Law School Is Slowly Crumbling Away
All that wailing against law schools by unemployed law school grads is finally paying off: law schools—like the wicked witch that is an imperfect but not altogether inappropriate metaphor for them—are melting, melting before your schadenfreude-laden eyes!
Inside Higher Ed reports that at least three of America's 1876456 law schools are modestly shrinking their incoming class sizes over the next few years, which will very slightly decrease the number of horribly embittered 24-year-olds over that same period. The deans at those schools cite "moral" factors, but there may be something else at work, as well:
Applications to law schools dropped about 11 percent this year after a spike last year... Individuals seek professional degrees when they don't think there could be better options in the workforce, and spike in recessions. Between 2008 and 2009, the number of individuals taking the LSAT jumped from 151,398 to 171,514, according to the Law School Admissions Council. But with some economic recovery in 2010, that number receded to 155,050.
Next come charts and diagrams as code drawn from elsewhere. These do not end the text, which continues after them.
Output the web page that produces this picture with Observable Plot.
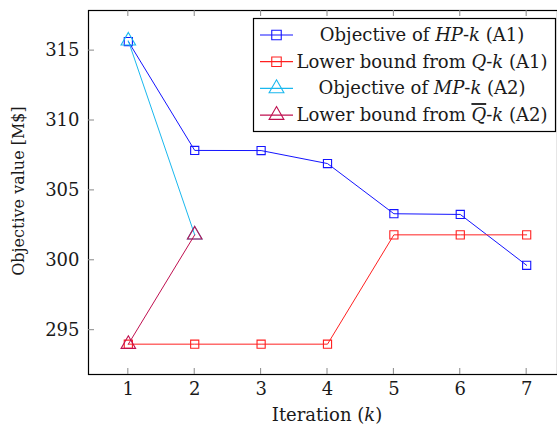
<!DOCTYPE html>
<html>
<head>
<meta charset="utf-8">
<script src="https://cdn.jsdelivr.net/npm/d3@7"></script>
<script src="https://cdn.jsdelivr.net/npm/@observablehq/plot@0.6"></script>
<style>
  html, body { margin: 0; padding: 0; background: white; overflow: hidden; }
  #chart svg text { font-family: "DejaVu Serif", serif; }
</style>
</head>
<body>
<div id="chart"></div>
<script>
const iterations = [1, 2, 3, 4, 5, 6, 7];
const hpObjective = [315.65, 307.86, 307.85, 306.92, 303.33, 303.28, 299.64];
const qLowerBound = [294.0, 294.0, 294.0, 294.0, 301.82, 301.82, 301.82];
const mpIterations = [1, 2];
const mpObjective = [315.7, 301.82];
const qbarLowerBound = [294.0, 301.82];
const xTicks = [1, 2, 3, 4, 5, 6, 7];
const yTicks = [295, 300, 305, 310, 315];

const series = [
  {key: "hp", xs: iterations, ys: hpObjective, color: "#1414ff", symbol: "square"},
  {key: "q", xs: iterations, ys: qLowerBound, color: "#ff2020", symbol: "square"},
  {key: "mp", xs: mpIterations, ys: mpObjective, color: "#1ab8ee", symbol: "triangle"},
  {key: "qbar", xs: mpIterations, ys: qbarLowerBound, color: "#bf1050", symbol: "triangle"}
];
const data = series.flatMap(s => s.xs.map((x, i) => ({key: s.key, x, y: s.ys[i]})));

const marks = [];
for (const s of series) {
  const d = data.filter(r => r.key === s.key);
  marks.push(Plot.line(d, {x: "x", y: "y", stroke: s.color, strokeWidth: 1}));
  marks.push(Plot.dot(d, {x: "x", y: "y", stroke: s.color, fill: "none", symbol: s.symbol, r: s.symbol === "square" ? 4.6 : 5.4, strokeWidth: 1.1}));
}

const FS = 18;
const plot = Plot.plot({
  width: 557,
  height: 430,
  marginLeft: 88,
  marginTop: 10,
  marginBottom: 56,
  marginRight: 0,
  style: {fontSize: FS + "px", fontFamily: "DejaVu Serif, serif", overflow: "hidden"},
  x: {domain: [0.4, 7.6], range: [88, 566]},
  y: {domain: [291.83, 317.87]},
  marks: [
    Plot.axisX({ticks: xTicks, tickSize: 0, tickPadding: 8, label: null, tickFormat: d => String(d), fill: "#1a1a1a"}),
    Plot.axisY({ticks: yTicks, tickSize: 0, tickPadding: 9, label: null, tickFormat: d => String(d), fill: "#1a1a1a"}),
    ...marks,
    Plot.frame({stroke: "black", strokeWidth: 1.2})
  ]
});
document.getElementById("chart").appendChild(plot);

const svg = d3.select(plot);
const xs = plot.scale("x"), ys = plot.scale("y");
const [y0, y1] = [ys.apply(ys.domain[0]), ys.apply(ys.domain[1])];
const [x0, x1] = [xs.apply(xs.domain[0]), xs.apply(xs.domain[1])];
const tg = svg.append("g").attr("stroke", "#888").attr("stroke-width", 1);
for (const t of xTicks) {
  const px = xs.apply(t);
  tg.append("line").attr("x1", px).attr("x2", px).attr("y1", y0).attr("y2", y0 - 6);
  tg.append("line").attr("x1", px).attr("x2", px).attr("y1", y1).attr("y2", y1 + 6);
}
for (const t of yTicks) {
  const py = ys.apply(t);
  tg.append("line").attr("x1", x0).attr("x2", x0 + 6).attr("y1", py).attr("y2", py);
  tg.append("line").attr("x1", x1).attr("x2", x1 - 6).attr("y1", py).attr("y2", py);
}

// axis labels
const xl = svg.append("text").attr("x", 327).attr("y", 421)
  .attr("text-anchor", "middle").attr("font-size", FS).attr("fill", "#1a1a1a");
xl.append("tspan").text("Iteration (");
xl.append("tspan").attr("font-style", "italic").text("k");
xl.append("tspan").text(")");
svg.append("text").attr("transform", `translate(23.5,${(y0 + y1) / 2 - 1}) rotate(-90)`)
  .attr("text-anchor", "middle").attr("font-size", 16).attr("fill", "#1a1a1a")
  .text("Objective value [M$]");

// legend
const lg = svg.append("g");
lg.append("rect").attr("x", 253.5).attr("y", 18.5).attr("width", 302).attr("height", 113)
  .attr("fill", "white").attr("stroke", "black").attr("stroke-width", 1.2);
const legendItems = [
  {s: series[0], parts: [["Objective of ", ""], ["HP", "i"], ["-", ""], ["k", "i"], [" (A1)", ""]]},
  {s: series[1], parts: [["Lower bound from ", ""], ["Q", "i"], ["-", ""], ["k", "i"], [" (A1)", ""]]},
  {s: series[2], parts: [["Objective of ", ""], ["MP", "i"], ["-", ""], ["k", "i"], [" (A2)", ""]]},
  {s: series[3], parts: [["Lower bound from ", ""], ["Q", "io"], ["-", ""], ["k", "i"], [" (A2)", ""]]}
];
legendItems.forEach((it, i) => {
  const cy = 35 + i * 26.7;
  lg.append("line").attr("x1", 260).attr("x2", 293).attr("y1", cy).attr("y2", cy)
    .attr("stroke", it.s.color).attr("stroke-width", 1.2);
  const sym = it.s.symbol === "square" ? d3.symbolSquare : d3.symbolTriangle;
  const size = it.s.symbol === "square" ? 90 : 95;
  lg.append("path").attr("d", d3.symbol(sym, size)()).attr("transform", `translate(276.5,${cy})`)
    .attr("fill", "none").attr("stroke", it.s.color).attr("stroke-width", 1.1);
  const t = lg.append("text").attr("x", 422).attr("y", cy + 6).attr("text-anchor", "middle")
    .attr("font-size", FS).attr("fill", "#1a1a1a");
  for (const [txt, st] of it.parts) {
    const sp = t.append("tspan").text(txt);
    if (st.includes("i")) sp.attr("font-style", "italic");
    if (st.includes("o")) sp.style("text-decoration", "overline");
  }
});
</script>
</body>
</html>
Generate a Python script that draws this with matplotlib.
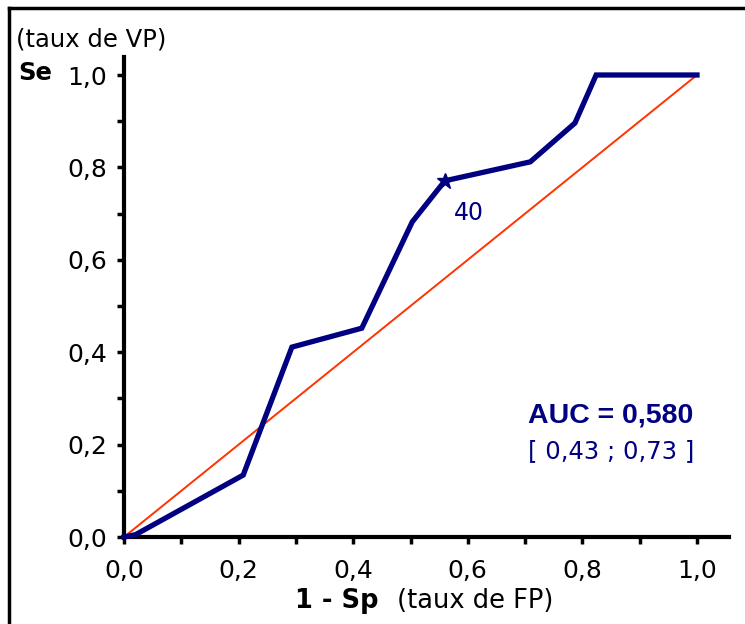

Read between the lines, aspiring lawyers: the panicked rush to law school that the recession caused is over, and there's now a glut of people who not only went to law school for purely desperate reasons, but graduated from law school into the worst job market in recent memory. So not only did they not really want to be lawyers in the first place, but their idea of just doing it as a safe and well-paid backup also failed! Plus they're in debt up to their eyeballs! So the fact that the trend in law schools is just now catching up with their predicament won't do fuck-all for them! It's sad, and you have our full sympathy. Unless you actually do land a job as a corporate attorney, at which point you lose our sympathy and gain our pity.